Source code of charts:
- - - - - - -

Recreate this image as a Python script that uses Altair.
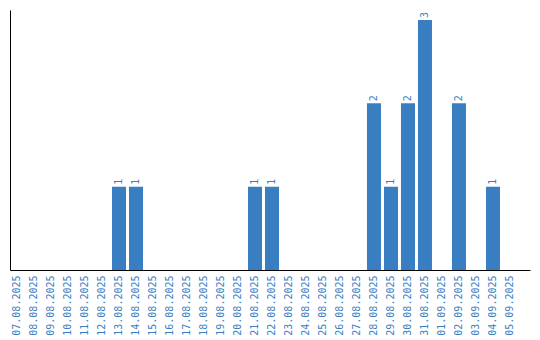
import altair as alt
import pandas as pd

dates = ["07.08.2025", "08.08.2025", "09.08.2025", "10.08.2025", "11.08.2025",
         "12.08.2025", "13.08.2025", "14.08.2025", "15.08.2025", "16.08.2025",
         "17.08.2025", "18.08.2025", "19.08.2025", "20.08.2025", "21.08.2025",
         "22.08.2025", "23.08.2025", "24.08.2025", "25.08.2025", "26.08.2025",
         "27.08.2025", "28.08.2025", "29.08.2025", "30.08.2025", "31.08.2025",
         "01.09.2025", "02.09.2025", "03.09.2025", "04.09.2025", "05.09.2025"]
counts = [0, 0, 0, 0, 0, 0, 1, 1, 0, 0,
          0, 0, 0, 0, 1, 1, 0, 0, 0, 0,
          0, 2, 1, 2, 3, 0, 2, 0, 1, 0]

df = pd.DataFrame({"date": dates, "count": counts})
BLUE = "#3a7ec2"
FONT = "DejaVu Sans Mono"

x = alt.X("date:N", sort=dates, title=None,
          scale=alt.Scale(paddingInner=0.176, paddingOuter=0.383, align=0),
          axis=alt.Axis(labelAngle=-90, labelAlign="right", labelBaseline="middle",
                        ticks=False, labelPadding=5, labelColor=BLUE,
                        labelFont=FONT, labelFontSize=10,
                        domainColor="black", domainWidth=1, grid=False))
y = alt.Y("count:Q", title=None,
          scale=alt.Scale(domain=[0, 3.12], nice=False),
          axis=alt.Axis(labels=False, ticks=False, grid=False,
                        domainColor="black", domainWidth=1))

bars = alt.Chart(df).mark_bar(color=BLUE).encode(x=x, y=y)
texts = alt.Chart(df).transform_filter("datum.count > 0").mark_text(
    angle=270, align="left", baseline="middle", dx=2,
    font=FONT, fontSize=10, color=BLUE
).encode(x=x, y=y, text="count:Q")

chart = alt.layer(bars, texts).properties(
    width=520, height=260,
    autosize=alt.AutoSizeParams(type="none"),
    padding={"left": 10, "top": 10, "right": 10, "bottom": 70},
).configure_view(stroke=None)

chart.save("out.html", embed_options={"renderer": "svg", "actions": False})
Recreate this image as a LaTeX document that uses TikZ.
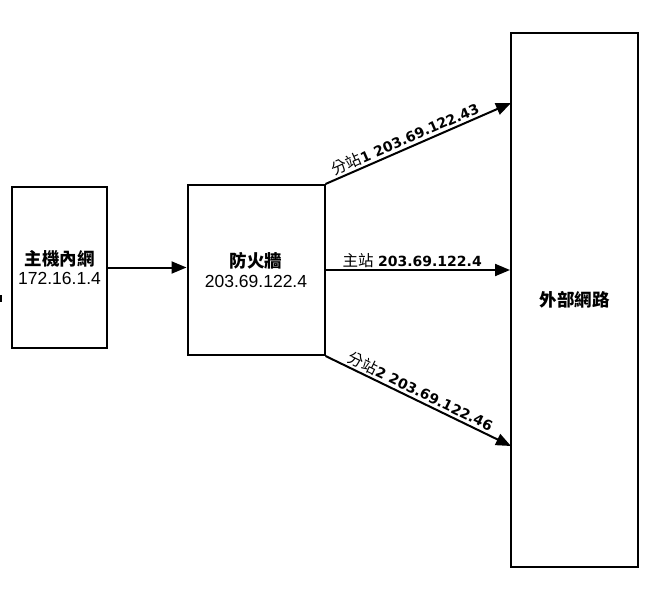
\documentclass[tikz,border=0pt]{standalone}
\usepackage{fontspec}
\setmainfont{DejaVu Sans}
\newfontfamily\boxfont{Liberation Sans}
\newfontfamily\cjk{Noto Sans CJK TC}
\usetikzlibrary{arrows.meta}
\begin{document}
\begin{tikzpicture}[x=1pt,y=-1pt,
  box/.style={draw,line width=2pt,inner sep=0pt,align=center,font=\boxfont\fontsize{17.5}{19.5}\selectfont},
  conn/.style={line width=2pt,-{Triangle[length=15pt,width=12pt]}},
  lbl/.style={font=\fontsize{14}{16}\selectfont,inner sep=1.5pt,sloped,above}]
\newcommand\lcjk[1]{{\cjk\fontsize{15.5}{16}\selectfont #1}}
\newcommand\bcjk[1]{{\cjk\bfseries\fontsize{17.5}{18}\selectfont #1}}
\useasboundingbox (0,0) rectangle (652,594);
\node[box,minimum width=95pt,minimum height=161pt] (host) at (59.5,267.5)
  {\bcjk{主機內網}\\172.16.1.4};
\node[box,minimum width=137pt,minimum height=170pt] (fw) at (256,270)
  {\bcjk{防火牆}\\203.69.122.4};
\node[box,minimum width=127pt,minimum height=534pt] (ext) at (574.5,300)
  {\bcjk{外部網路}};
\coordinate (e1) at (511,103);
\coordinate (e3) at (511,446);
\draw[conn] (host.east) -- (host.east -| fw.west);
\draw[conn] (fw.north east) -- node[lbl,pos=0.45] {\lcjk{分站}\textbf{1 203.69.122.43}} (e1);
\draw[conn] (fw.east) -- node[lbl,pos=0.47] {\lcjk{主站} \textbf{203.69.122.4}} (fw.east -| ext.west);
\draw[conn] (fw.south east) -- node[lbl,pos=0.49] {\lcjk{分站}\textbf{2 203.69.122.46}} (e3);
\draw[line width=2pt] (1,295) -- (1,302);
\end{tikzpicture}
\end{document}
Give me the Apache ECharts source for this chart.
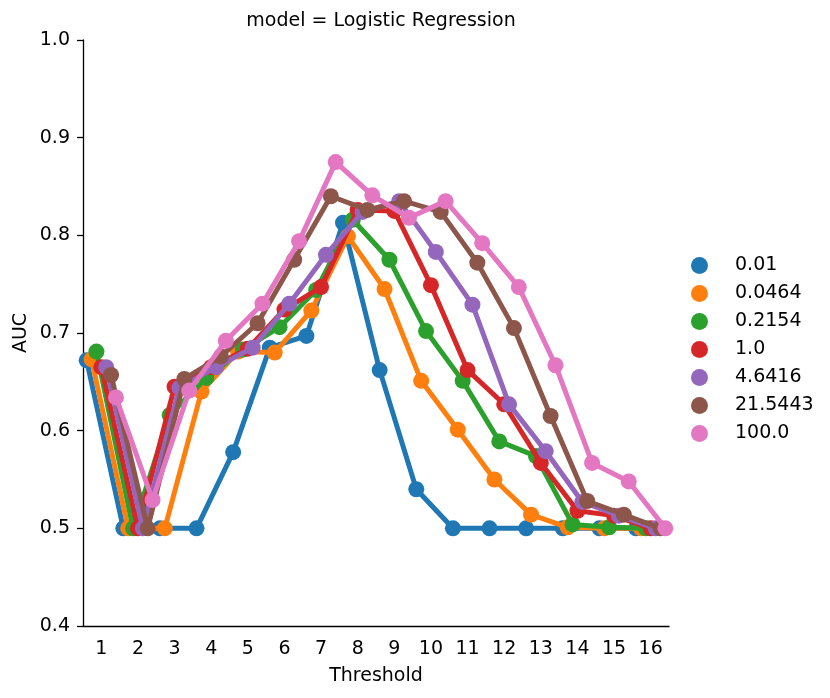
<!DOCTYPE html>
<html>
<head>
<meta charset="utf-8">
<script src="https://cdn.jsdelivr.net/npm/echarts@6/dist/echarts.min.js"></script>
<style>
html,body{margin:0;padding:0;background:#fff;}
#chart{width:830px;height:698px;}
</style>
</head>
<body>
<div id="chart"></div>
<script>
const thresholds = ['1','2','3','4','5','6','7','8','9','10','11','12','13','14','15','16'];
const yTicks = [0.4, 0.5, 0.6, 0.7, 0.8, 0.9, 1.0];
const hueNames = ['0.01','0.0464','0.2154','1.0','4.6416','21.5443','100.0'];
const auc_0_01    = [0.672,0.500,0.500,0.500,0.578,0.685,0.697,0.813,0.662,0.540,0.500,0.500,0.500,0.500,0.500,0.500];
const auc_0_0464  = [0.673,0.500,0.500,0.640,0.681,0.680,0.723,0.799,0.745,0.651,0.601,0.550,0.514,0.501,0.500,0.500];
const auc_0_2154  = [0.681,0.500,0.616,0.654,0.683,0.706,0.744,0.816,0.775,0.702,0.651,0.589,0.574,0.504,0.501,0.500];
const auc_1_0     = [0.665,0.500,0.645,0.665,0.684,0.724,0.747,0.826,0.825,0.749,0.662,0.627,0.567,0.518,0.513,0.500];
const auc_4_6416  = [0.665,0.500,0.644,0.665,0.685,0.730,0.780,0.824,0.835,0.783,0.729,0.627,0.579,0.527,0.513,0.500];
const auc_21_5443 = [0.657,0.500,0.653,0.676,0.710,0.775,0.840,0.826,0.835,0.824,0.772,0.705,0.615,0.528,0.514,0.500];
const auc_100_0   = [0.634,0.529,0.641,0.692,0.730,0.794,0.875,0.841,0.818,0.835,0.792,0.747,0.667,0.567,0.548,0.500];

const allValues = [auc_0_01, auc_0_0464, auc_0_2154, auc_1_0, auc_4_6416, auc_21_5443, auc_100_0];
const colors = ['#1f77b4','#ff7f0e','#2ca02c','#d62728','#9467bd','#8c564b','#e377c2'];
const dodge = 0.8;
const nH = hueNames.length;
const FONT = 'DejaVu Sans';
const FS = 19;

const series = hueNames.map((name, h) => {
  const off = -dodge / 2 + h * dodge / (nH - 1);
  return {
    name: name,
    type: 'line',
    xAxisIndex: 1,
    z: 3 + h,
    data: allValues[h].map((v, i) => [i + 1 + off, v]),
    symbol: 'circle',
    symbolSize: 16,
    showSymbol: true,
    lineStyle: { width: 5, color: colors[h] },
    itemStyle: { color: colors[h], borderWidth: 0 },
    emphasis: { disabled: true },
    animation: false
  };
});

const chart = echarts.init(document.getElementById('chart'), null, { renderer: 'canvas' });
chart.setOption({
  animation: false,
  textStyle: { fontFamily: FONT },
  title: {
    text: 'model = Logistic Regression',
    left: 376,
    textAlign: 'center',
    top: 7,
    textStyle: { fontFamily: FONT, fontSize: FS, fontWeight: 'normal', color: '#000' }
  },
  legend: {
    orient: 'vertical',
    left: 691,
    top: 256,
    padding: 0,
    icon: 'circle',
    itemWidth: 17,
    itemHeight: 17,
    itemGap: 9,
    data: hueNames,
    textStyle: { fontFamily: FONT, fontSize: FS, lineHeight: 17, color: '#000', padding: [0, 0, 0, 22] }
  },
  grid: { left: 83, top: 40, width: 586, height: 586, containLabel: false },
  xAxis: [
    {
      type: 'category',
      data: thresholds,
      boundaryGap: true,
      name: 'Threshold',
      nameLocation: 'middle',
      nameGap: 41,
      nameTextStyle: { fontFamily: FONT, fontSize: FS, color: '#000' },
      axisLine: { lineStyle: { color: '#000', width: 1.3 } },
      axisTick: { alignWithLabel: true, length: 6, lineStyle: { color: '#000', width: 1.3 } },
      axisLabel: { fontFamily: FONT, fontSize: FS, color: '#000', margin: 14 },
      splitLine: { show: false }
    },
    {
      type: 'value',
      min: 0.5,
      max: 16.5,
      show: false,
      splitLine: { show: false }
    }
  ],
  yAxis: {
    type: 'value',
    min: yTicks[0],
    max: yTicks[yTicks.length - 1],
    interval: 0.1,
    name: 'AUC',
    nameLocation: 'middle',
    nameRotate: 90,
    nameGap: 52,
    nameMoveOverlap: false,
    nameTextStyle: { fontFamily: FONT, fontSize: FS, color: '#000' },
    axisLine: { show: true, lineStyle: { color: '#000', width: 1.3 } },
    axisTick: { show: true, length: 6, lineStyle: { color: '#000', width: 1.3 } },
    axisLabel: { fontFamily: FONT, fontSize: FS, color: '#000', margin: 13, formatter: v => v.toFixed(1) },
    splitLine: { show: false }
  },
  series: series
});
</script>
</body>
</html>
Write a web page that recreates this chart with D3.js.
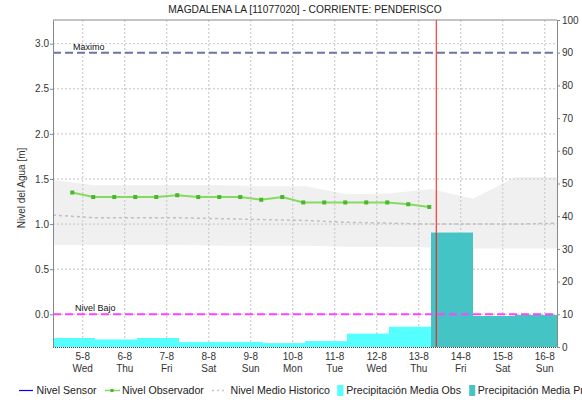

- - - - - - -

* [DO THIS]:
Give back exactly the lines from the top of the records to the line containing "import pandas as pd", both included, and no pictures.

* [RESPONSE BELOW]:
Recreate this image as a Python script that uses Altair.
import altair as alt
import pandas as pd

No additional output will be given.